• Task statement: Retype only what runs from the first line of the listing to the line holding "ax.axis('off')", both included. Do not retype the pictures.

(Entries with chart source code)

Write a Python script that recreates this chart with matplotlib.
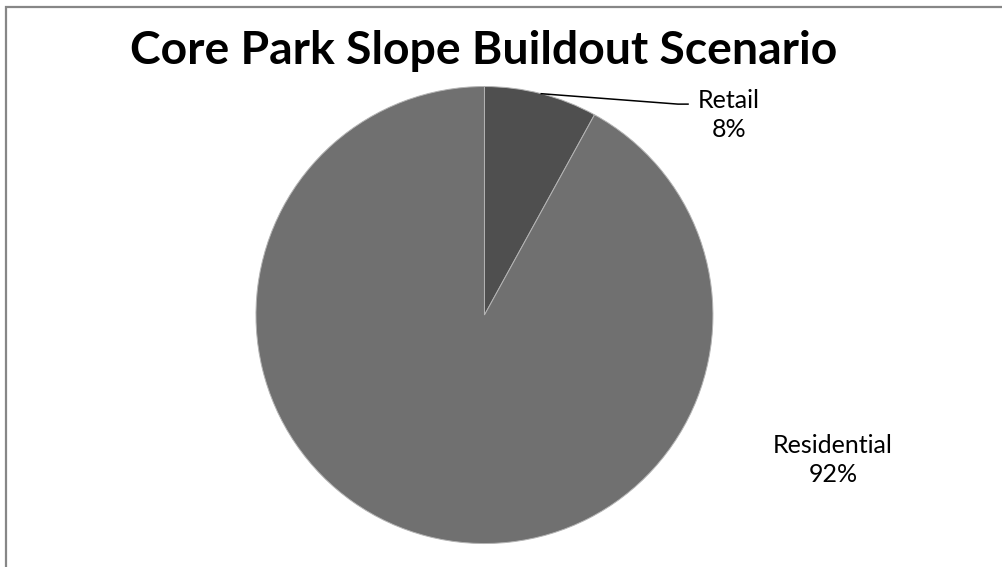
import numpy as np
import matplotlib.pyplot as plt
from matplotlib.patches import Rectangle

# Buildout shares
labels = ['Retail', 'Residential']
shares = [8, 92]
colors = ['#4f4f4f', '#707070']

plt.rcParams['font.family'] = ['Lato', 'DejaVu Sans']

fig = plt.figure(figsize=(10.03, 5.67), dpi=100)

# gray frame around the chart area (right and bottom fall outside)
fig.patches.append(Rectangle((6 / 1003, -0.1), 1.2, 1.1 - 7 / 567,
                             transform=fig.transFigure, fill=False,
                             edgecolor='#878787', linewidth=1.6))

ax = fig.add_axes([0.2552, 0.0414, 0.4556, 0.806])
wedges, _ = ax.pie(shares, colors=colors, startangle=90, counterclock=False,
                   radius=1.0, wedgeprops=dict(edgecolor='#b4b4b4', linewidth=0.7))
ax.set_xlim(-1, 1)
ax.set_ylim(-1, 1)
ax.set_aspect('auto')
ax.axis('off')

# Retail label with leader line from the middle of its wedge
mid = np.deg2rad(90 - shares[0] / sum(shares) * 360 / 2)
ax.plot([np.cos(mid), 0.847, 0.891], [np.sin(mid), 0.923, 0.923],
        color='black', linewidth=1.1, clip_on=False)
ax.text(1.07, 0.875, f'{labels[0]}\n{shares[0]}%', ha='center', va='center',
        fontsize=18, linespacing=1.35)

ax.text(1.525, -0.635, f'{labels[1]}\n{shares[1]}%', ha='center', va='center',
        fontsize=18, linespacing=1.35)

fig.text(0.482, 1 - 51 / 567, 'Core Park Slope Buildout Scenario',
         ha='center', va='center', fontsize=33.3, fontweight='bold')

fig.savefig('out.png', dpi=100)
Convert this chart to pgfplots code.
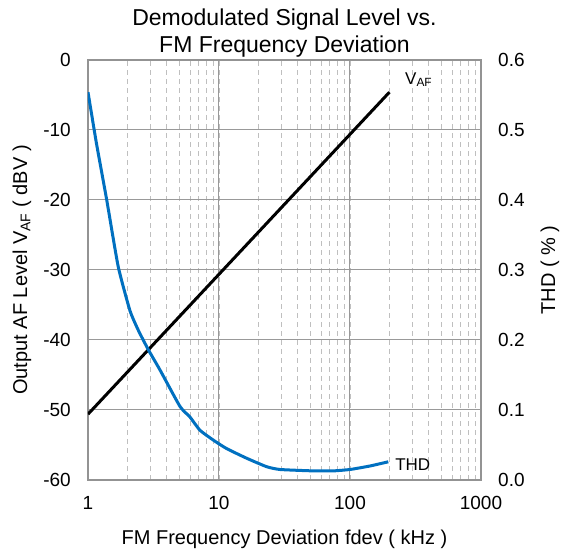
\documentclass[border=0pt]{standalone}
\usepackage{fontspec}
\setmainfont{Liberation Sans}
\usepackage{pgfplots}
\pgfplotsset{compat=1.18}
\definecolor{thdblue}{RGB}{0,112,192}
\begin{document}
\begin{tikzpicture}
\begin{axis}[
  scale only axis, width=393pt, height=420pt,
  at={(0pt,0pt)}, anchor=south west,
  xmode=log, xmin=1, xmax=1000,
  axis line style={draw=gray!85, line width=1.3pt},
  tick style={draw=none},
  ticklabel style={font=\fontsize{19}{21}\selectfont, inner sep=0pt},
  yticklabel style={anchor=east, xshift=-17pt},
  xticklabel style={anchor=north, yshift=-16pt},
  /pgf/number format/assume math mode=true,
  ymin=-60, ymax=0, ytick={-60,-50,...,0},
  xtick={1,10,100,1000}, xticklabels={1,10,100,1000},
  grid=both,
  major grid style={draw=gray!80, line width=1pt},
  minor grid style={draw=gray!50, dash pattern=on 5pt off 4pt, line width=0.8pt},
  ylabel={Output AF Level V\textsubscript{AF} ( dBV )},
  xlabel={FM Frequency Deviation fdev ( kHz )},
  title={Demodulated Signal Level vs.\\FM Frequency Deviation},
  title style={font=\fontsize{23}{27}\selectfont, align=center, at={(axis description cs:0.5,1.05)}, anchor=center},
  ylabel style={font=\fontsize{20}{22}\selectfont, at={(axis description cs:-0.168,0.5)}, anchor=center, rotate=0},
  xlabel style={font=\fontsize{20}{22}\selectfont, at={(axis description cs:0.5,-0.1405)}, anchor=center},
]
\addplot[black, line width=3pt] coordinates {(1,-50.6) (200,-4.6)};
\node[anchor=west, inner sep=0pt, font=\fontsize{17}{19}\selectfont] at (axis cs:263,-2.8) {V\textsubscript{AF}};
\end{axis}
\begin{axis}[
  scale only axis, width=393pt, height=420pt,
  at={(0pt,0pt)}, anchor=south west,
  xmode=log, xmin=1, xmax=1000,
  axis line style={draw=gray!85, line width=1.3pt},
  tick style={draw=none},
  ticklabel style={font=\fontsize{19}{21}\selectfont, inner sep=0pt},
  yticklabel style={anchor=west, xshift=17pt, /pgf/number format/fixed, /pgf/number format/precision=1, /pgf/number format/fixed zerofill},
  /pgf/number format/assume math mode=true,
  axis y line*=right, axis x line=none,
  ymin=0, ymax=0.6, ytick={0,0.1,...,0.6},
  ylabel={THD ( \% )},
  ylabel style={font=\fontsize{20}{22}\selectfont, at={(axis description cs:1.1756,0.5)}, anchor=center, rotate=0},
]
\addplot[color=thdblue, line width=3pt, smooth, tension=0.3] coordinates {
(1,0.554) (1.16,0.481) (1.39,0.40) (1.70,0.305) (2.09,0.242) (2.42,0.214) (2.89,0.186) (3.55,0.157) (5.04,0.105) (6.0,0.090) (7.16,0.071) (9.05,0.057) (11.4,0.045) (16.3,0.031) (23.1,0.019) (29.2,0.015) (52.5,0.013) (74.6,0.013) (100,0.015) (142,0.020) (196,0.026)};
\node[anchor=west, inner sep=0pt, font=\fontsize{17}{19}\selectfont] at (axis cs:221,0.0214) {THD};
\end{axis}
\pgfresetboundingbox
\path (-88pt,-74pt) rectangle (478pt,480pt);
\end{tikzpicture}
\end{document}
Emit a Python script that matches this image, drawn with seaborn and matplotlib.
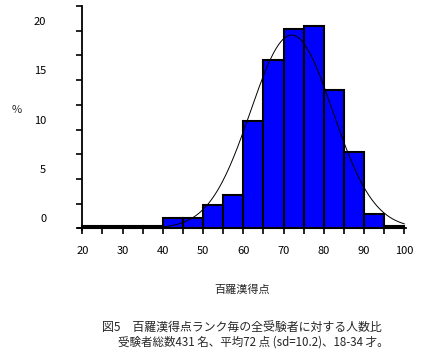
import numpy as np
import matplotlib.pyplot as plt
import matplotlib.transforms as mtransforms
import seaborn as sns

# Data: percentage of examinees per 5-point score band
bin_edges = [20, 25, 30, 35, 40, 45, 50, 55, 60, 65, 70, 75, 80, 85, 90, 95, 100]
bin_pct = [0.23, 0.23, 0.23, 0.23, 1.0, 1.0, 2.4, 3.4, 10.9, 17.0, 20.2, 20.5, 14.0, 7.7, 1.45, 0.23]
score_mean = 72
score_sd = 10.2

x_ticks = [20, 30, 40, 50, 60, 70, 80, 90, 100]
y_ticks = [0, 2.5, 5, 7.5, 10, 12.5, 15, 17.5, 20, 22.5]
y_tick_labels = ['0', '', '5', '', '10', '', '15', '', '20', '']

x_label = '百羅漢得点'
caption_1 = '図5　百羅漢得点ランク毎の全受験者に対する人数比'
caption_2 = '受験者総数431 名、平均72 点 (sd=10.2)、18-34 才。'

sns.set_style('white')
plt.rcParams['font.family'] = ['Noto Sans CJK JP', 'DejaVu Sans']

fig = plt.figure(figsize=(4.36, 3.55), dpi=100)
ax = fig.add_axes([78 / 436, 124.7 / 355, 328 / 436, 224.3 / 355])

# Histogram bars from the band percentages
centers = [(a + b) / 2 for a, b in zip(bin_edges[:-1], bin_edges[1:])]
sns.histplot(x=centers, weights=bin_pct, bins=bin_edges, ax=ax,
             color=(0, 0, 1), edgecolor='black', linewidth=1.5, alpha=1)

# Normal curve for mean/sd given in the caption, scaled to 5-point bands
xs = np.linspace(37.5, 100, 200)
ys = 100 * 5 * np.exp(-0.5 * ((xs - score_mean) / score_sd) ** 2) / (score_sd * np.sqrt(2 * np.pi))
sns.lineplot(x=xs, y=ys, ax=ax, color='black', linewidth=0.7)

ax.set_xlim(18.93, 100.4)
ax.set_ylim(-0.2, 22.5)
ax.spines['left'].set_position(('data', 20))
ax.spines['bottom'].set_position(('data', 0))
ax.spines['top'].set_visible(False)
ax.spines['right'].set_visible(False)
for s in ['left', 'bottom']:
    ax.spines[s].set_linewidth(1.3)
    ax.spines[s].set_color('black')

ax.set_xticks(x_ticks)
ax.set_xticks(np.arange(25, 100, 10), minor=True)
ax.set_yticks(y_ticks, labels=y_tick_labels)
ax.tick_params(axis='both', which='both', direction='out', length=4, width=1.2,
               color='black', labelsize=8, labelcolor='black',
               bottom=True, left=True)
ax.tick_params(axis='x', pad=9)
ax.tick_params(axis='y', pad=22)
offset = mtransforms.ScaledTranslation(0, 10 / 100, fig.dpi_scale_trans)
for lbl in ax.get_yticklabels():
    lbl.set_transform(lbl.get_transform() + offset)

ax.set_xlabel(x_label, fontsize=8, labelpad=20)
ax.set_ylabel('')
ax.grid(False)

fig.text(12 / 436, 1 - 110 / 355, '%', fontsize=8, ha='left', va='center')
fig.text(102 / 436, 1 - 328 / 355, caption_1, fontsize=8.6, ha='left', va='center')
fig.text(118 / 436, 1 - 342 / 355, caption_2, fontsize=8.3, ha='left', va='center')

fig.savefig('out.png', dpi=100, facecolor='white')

• Completed exercise:
Write a Python script that recreates this chart with matplotlib.
import numpy as np
import matplotlib.pyplot as plt
from matplotlib.patches import Rectangle

# Buildout shares
labels = ['Retail', 'Residential']
shares = [8, 92]
colors = ['#4f4f4f', '#707070']

plt.rcParams['font.family'] = ['Lato', 'DejaVu Sans']

fig = plt.figure(figsize=(10.03, 5.67), dpi=100)

# gray frame around the chart area (right and bottom fall outside)
fig.patches.append(Rectangle((6 / 1003, -0.1), 1.2, 1.1 - 7 / 567,
                             transform=fig.transFigure, fill=False,
                             edgecolor='#878787', linewidth=1.6))

ax = fig.add_axes([0.2552, 0.0414, 0.4556, 0.806])
wedges, _ = ax.pie(shares, colors=colors, startangle=90, counterclock=False,
                   radius=1.0, wedgeprops=dict(edgecolor='#b4b4b4', linewidth=0.7))
ax.set_xlim(-1, 1)
ax.set_ylim(-1, 1)
ax.set_aspect('auto')
ax.axis('off')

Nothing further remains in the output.